The request ->
Repeat each record below exactly, dropping the pictures.
+-------+
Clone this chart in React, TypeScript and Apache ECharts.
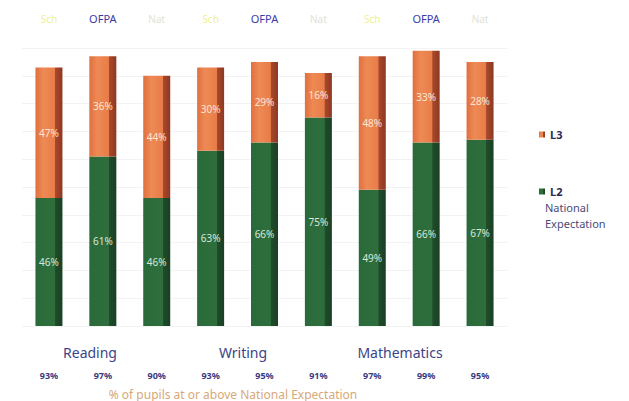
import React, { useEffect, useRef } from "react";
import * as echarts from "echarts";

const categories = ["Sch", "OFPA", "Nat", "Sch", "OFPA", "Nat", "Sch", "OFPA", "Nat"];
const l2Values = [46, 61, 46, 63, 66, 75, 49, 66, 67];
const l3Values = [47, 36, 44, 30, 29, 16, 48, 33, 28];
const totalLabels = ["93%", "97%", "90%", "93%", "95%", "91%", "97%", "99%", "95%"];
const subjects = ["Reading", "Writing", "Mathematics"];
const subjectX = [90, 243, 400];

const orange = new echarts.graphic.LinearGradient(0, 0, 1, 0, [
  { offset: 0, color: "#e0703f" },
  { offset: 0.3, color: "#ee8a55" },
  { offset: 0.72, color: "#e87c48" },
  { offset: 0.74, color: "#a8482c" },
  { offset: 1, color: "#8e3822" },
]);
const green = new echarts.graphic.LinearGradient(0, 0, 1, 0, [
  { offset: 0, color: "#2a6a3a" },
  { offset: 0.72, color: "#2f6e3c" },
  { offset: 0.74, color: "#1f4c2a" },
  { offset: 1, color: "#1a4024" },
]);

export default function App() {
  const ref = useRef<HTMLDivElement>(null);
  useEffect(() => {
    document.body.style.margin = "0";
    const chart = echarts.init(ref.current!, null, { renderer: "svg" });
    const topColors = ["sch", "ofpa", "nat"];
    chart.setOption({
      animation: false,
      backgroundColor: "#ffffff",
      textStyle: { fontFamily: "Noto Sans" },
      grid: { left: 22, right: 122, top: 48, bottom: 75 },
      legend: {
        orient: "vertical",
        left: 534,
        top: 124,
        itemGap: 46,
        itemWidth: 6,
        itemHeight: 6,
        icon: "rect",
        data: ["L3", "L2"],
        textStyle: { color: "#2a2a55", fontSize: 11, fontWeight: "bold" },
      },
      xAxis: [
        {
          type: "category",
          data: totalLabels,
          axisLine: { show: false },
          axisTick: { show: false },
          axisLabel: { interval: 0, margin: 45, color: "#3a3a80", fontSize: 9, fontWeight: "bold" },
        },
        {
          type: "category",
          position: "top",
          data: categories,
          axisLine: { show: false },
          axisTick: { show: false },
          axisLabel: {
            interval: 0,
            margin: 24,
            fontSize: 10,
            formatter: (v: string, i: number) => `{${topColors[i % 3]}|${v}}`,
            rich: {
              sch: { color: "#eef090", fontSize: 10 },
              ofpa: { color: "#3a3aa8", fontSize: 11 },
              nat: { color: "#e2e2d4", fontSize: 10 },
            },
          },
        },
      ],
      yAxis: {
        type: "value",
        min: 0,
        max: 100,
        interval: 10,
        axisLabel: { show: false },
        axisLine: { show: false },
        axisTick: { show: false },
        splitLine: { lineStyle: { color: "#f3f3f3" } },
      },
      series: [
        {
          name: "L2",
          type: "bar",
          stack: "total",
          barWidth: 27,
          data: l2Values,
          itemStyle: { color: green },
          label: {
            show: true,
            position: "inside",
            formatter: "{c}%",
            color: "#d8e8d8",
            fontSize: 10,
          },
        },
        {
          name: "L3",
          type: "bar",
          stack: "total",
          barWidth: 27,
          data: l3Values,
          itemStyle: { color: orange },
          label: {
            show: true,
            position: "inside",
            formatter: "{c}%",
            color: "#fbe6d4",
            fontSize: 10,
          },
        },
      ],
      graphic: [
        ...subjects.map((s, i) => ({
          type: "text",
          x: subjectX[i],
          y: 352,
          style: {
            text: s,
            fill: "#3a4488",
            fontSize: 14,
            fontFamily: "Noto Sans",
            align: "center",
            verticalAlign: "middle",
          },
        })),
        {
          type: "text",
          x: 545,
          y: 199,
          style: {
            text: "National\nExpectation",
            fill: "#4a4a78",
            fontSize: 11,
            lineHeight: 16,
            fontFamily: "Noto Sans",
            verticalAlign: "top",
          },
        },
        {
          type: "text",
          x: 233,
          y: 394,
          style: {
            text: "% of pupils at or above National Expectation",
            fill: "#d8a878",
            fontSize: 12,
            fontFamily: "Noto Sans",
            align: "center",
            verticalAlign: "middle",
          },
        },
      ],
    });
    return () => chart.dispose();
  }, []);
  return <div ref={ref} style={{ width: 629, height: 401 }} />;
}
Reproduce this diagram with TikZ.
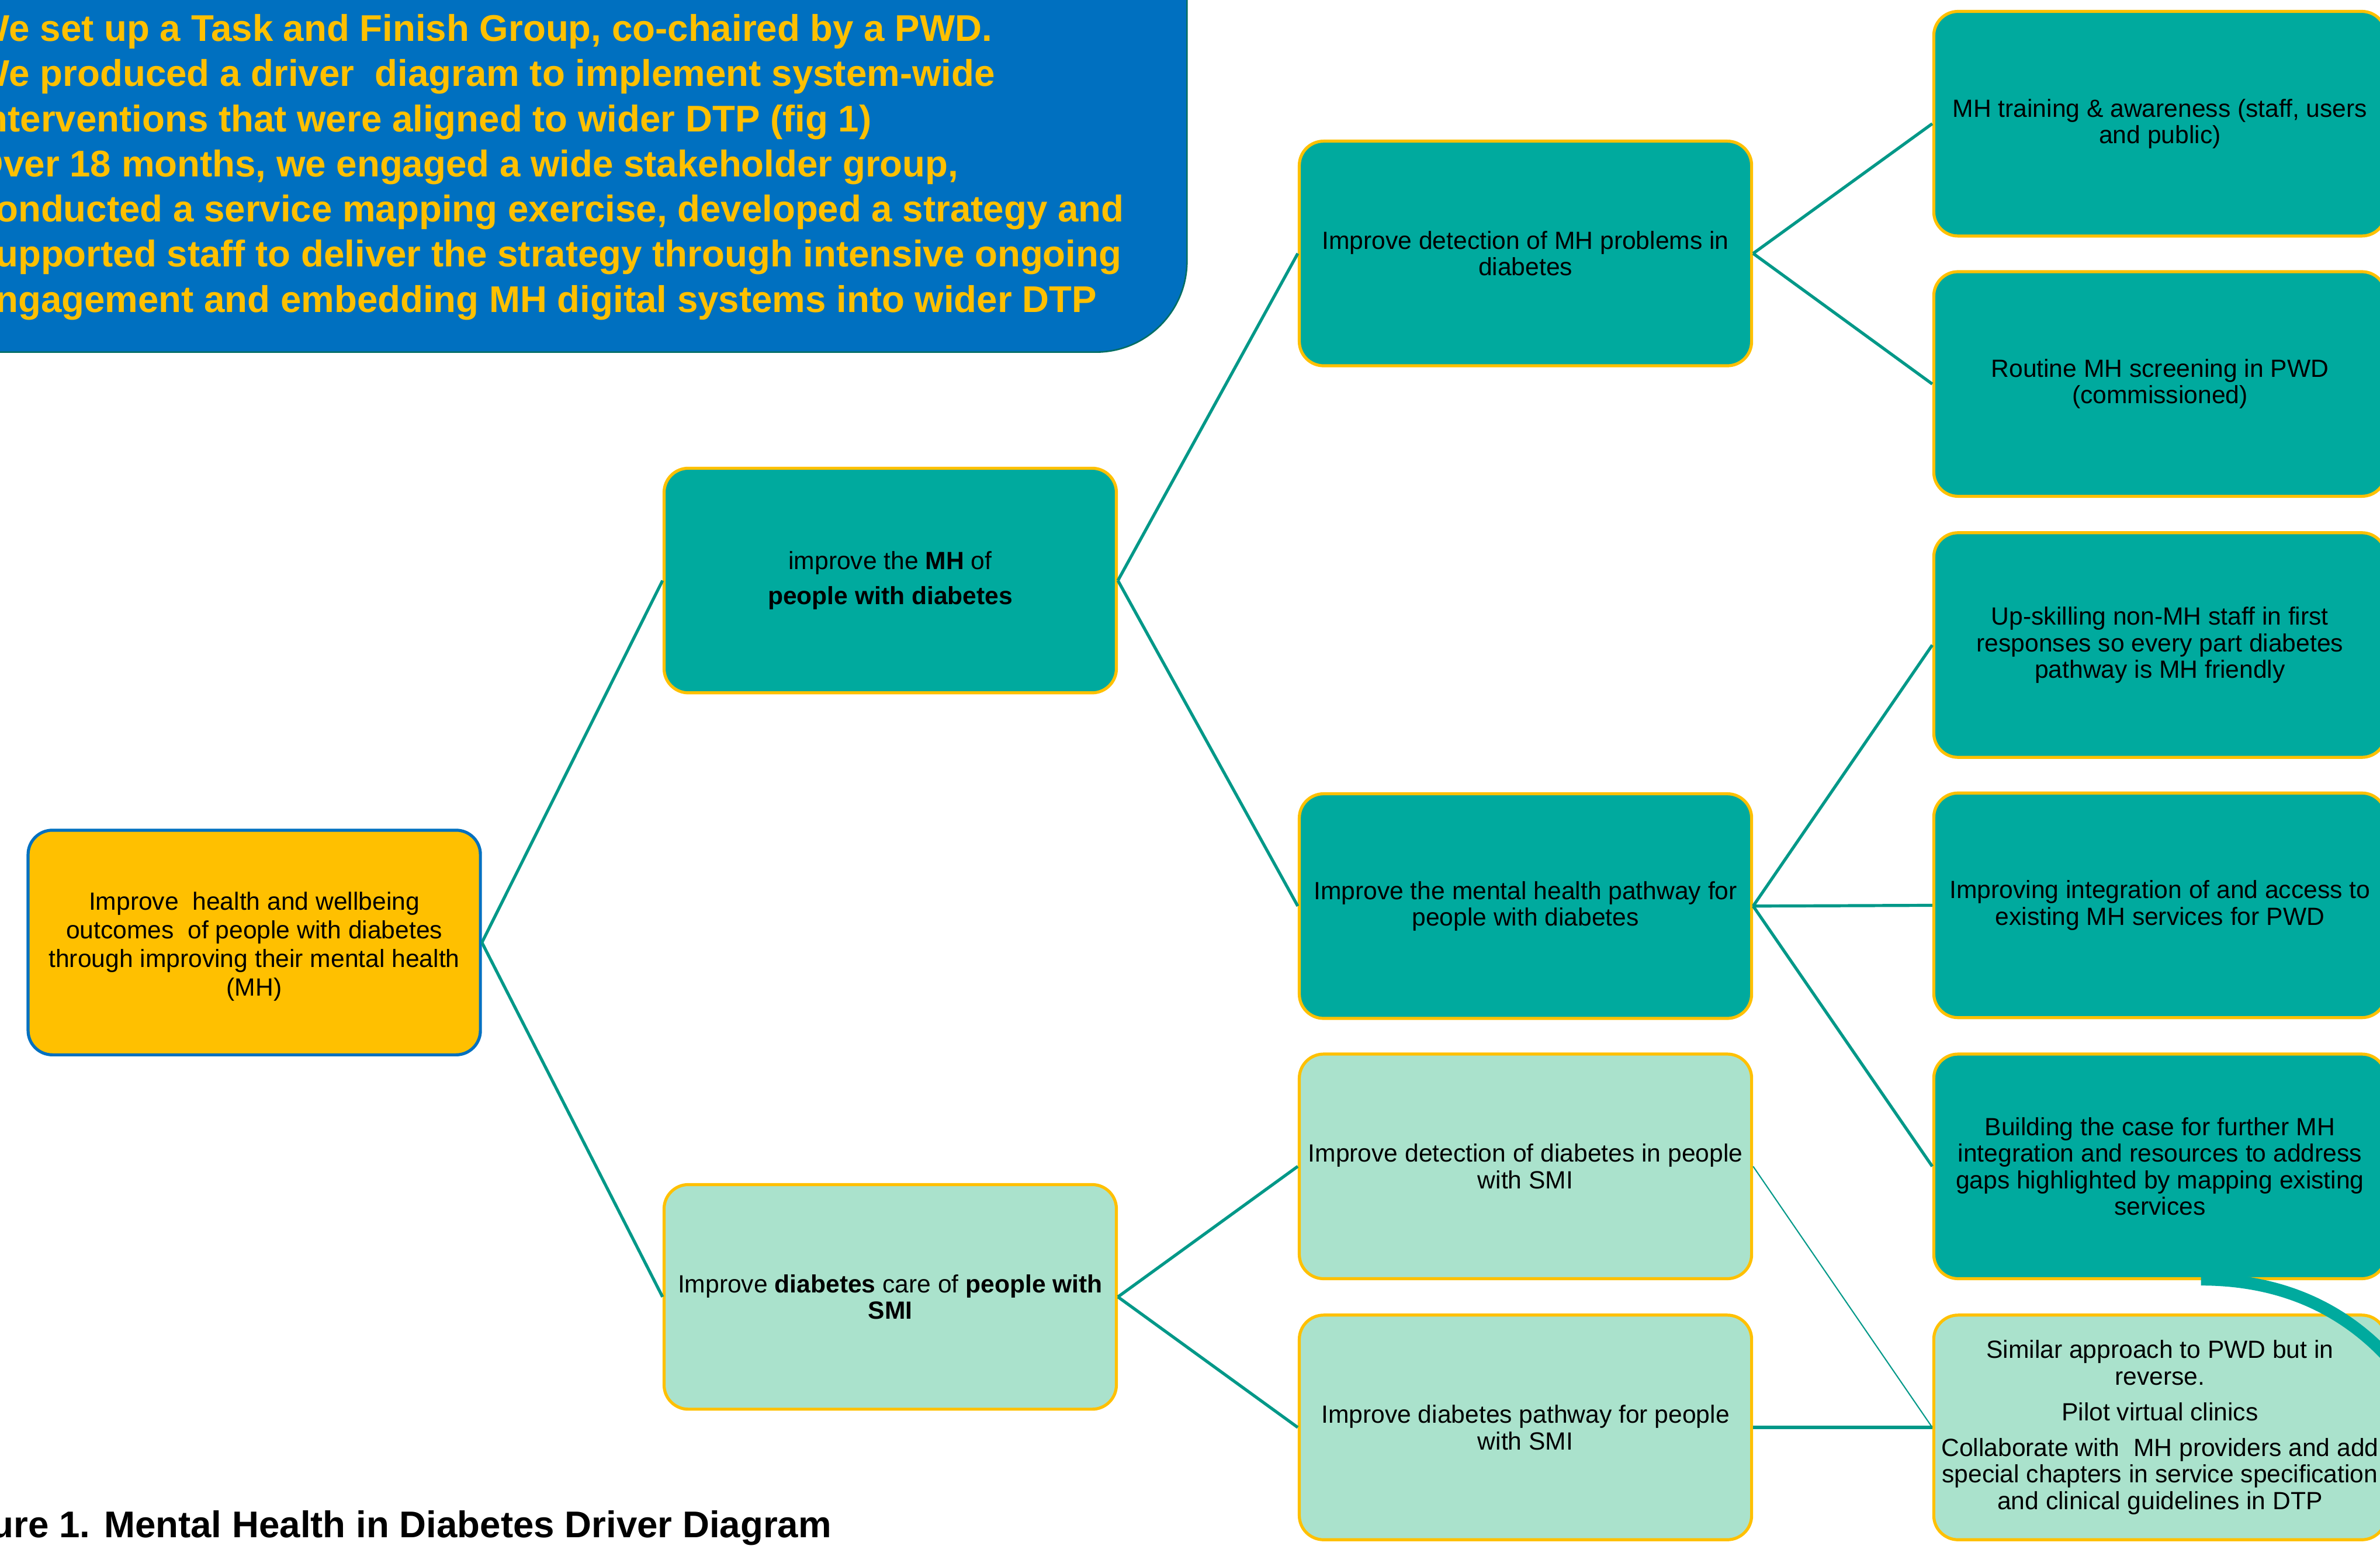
+-------+
Result for this task ->
Clone this chart in React, TypeScript and Apache ECharts.
import React, { useEffect, useRef } from "react";
import * as echarts from "echarts";

const categories = ["Sch", "OFPA", "Nat", "Sch", "OFPA", "Nat", "Sch", "OFPA", "Nat"];
const l2Values = [46, 61, 46, 63, 66, 75, 49, 66, 67];
const l3Values = [47, 36, 44, 30, 29, 16, 48, 33, 28];
const totalLabels = ["93%", "97%", "90%", "93%", "95%", "91%", "97%", "99%", "95%"];
const subjects = ["Reading", "Writing", "Mathematics"];
const subjectX = [90, 243, 400];

const orange = new echarts.graphic.LinearGradient(0, 0, 1, 0, [
  { offset: 0, color: "#e0703f" },
  { offset: 0.3, color: "#ee8a55" },
  { offset: 0.72, color: "#e87c48" },
  { offset: 0.74, color: "#a8482c" },
  { offset: 1, color: "#8e3822" },
]);
const green = new echarts.graphic.LinearGradient(0, 0, 1, 0, [
  { offset: 0, color: "#2a6a3a" },
  { offset: 0.72, color: "#2f6e3c" },
  { offset: 0.74, color: "#1f4c2a" },
  { offset: 1, color: "#1a4024" },
]);

export default function App() {
  const ref = useRef<HTMLDivElement>(null);
  useEffect(() => {
    document.body.style.margin = "0";
    const chart = echarts.init(ref.current!, null, { renderer: "svg" });
    const topColors = ["sch", "ofpa", "nat"];
    chart.setOption({
      animation: false,
      backgroundColor: "#ffffff",
      textStyle: { fontFamily: "Noto Sans" },
      grid: { left: 22, right: 122, top: 48, bottom: 75 },
      legend: {
        orient: "vertical",
        left: 534,
        top: 124,
        itemGap: 46,
        itemWidth: 6,
        itemHeight: 6,
        icon: "rect",
        data: ["L3", "L2"],
        textStyle: { color: "#2a2a55", fontSize: 11, fontWeight: "bold" },
      },
      xAxis: [
        {
          type: "category",
          data: totalLabels,
          axisLine: { show: false },
          axisTick: { show: false },
          axisLabel: { interval: 0, margin: 45, color: "#3a3a80", fontSize: 9, fontWeight: "bold" },
        },
        {
          type: "category",
          position: "top",
          data: categories,
          axisLine: { show: false },
          axisTick: { show: false },
          axisLabel: {
            interval: 0,
            margin: 24,
            fontSize: 10,
            formatter: (v: string, i: number) => `{${topColors[i % 3]}|${v}}`,
            rich: {
              sch: { color: "#eef090", fontSize: 10 },
              ofpa: { color: "#3a3aa8", fontSize: 11 },
              nat: { color: "#e2e2d4", fontSize: 10 },
            },
          },
        },
      ],
      yAxis: {
        type: "value",
        min: 0,
        max: 100,
        interval: 10,
        axisLabel: { show: false },
        axisLine: { show: false },
        axisTick: { show: false },
        splitLine: { lineStyle: { color: "#f3f3f3" } },
      },
      series: [
        {
          name: "L2",
          type: "bar",
          stack: "total",
          barWidth: 27,
          data: l2Values,
          itemStyle: { color: green },
          label: {
            show: true,
            position: "inside",
            formatter: "{c}%",
            color: "#d8e8d8",
            fontSize: 10,
          },
        },
        {
          name: "L3",
          type: "bar",
          stack: "total",
          barWidth: 27,
          data: l3Values,
          itemStyle: { color: orange },
          label: {
            show: true,
            position: "inside",
            formatter: "{c}%",
            color: "#fbe6d4",
            fontSize: 10,
          },
        },
      ],
      graphic: [
        ...subjects.map((s, i) => ({
          type: "text",
          x: subjectX[i],
          y: 352,
          style: {
            text: s,
            fill: "#3a4488",
            fontSize: 14,
            fontFamily: "Noto Sans",
            align: "center",
            verticalAlign: "middle",
          },
        })),
        {
          type: "text",
          x: 545,
          y: 199,
          style: {
            text: "National\nExpectation",
            fill: "#4a4a78",
            fontSize: 11,
            lineHeight: 16,
            fontFamily: "Noto Sans",
            verticalAlign: "top",
          },
        },
        {
          type: "text",
          x: 233,
          y: 394,
          style: {
            text: "% of pupils at or above National Expectation",
            fill: "#d8a878",
            fontSize: 12,
            fontFamily: "Noto Sans",
            align: "center",
            verticalAlign: "middle",
          },
        },
      ],
    });
    return () => chart.dispose();
  }, []);
  return <div ref={ref} style={{ width: 629, height: 401 }} />;
}
Reproduce this diagram with TikZ.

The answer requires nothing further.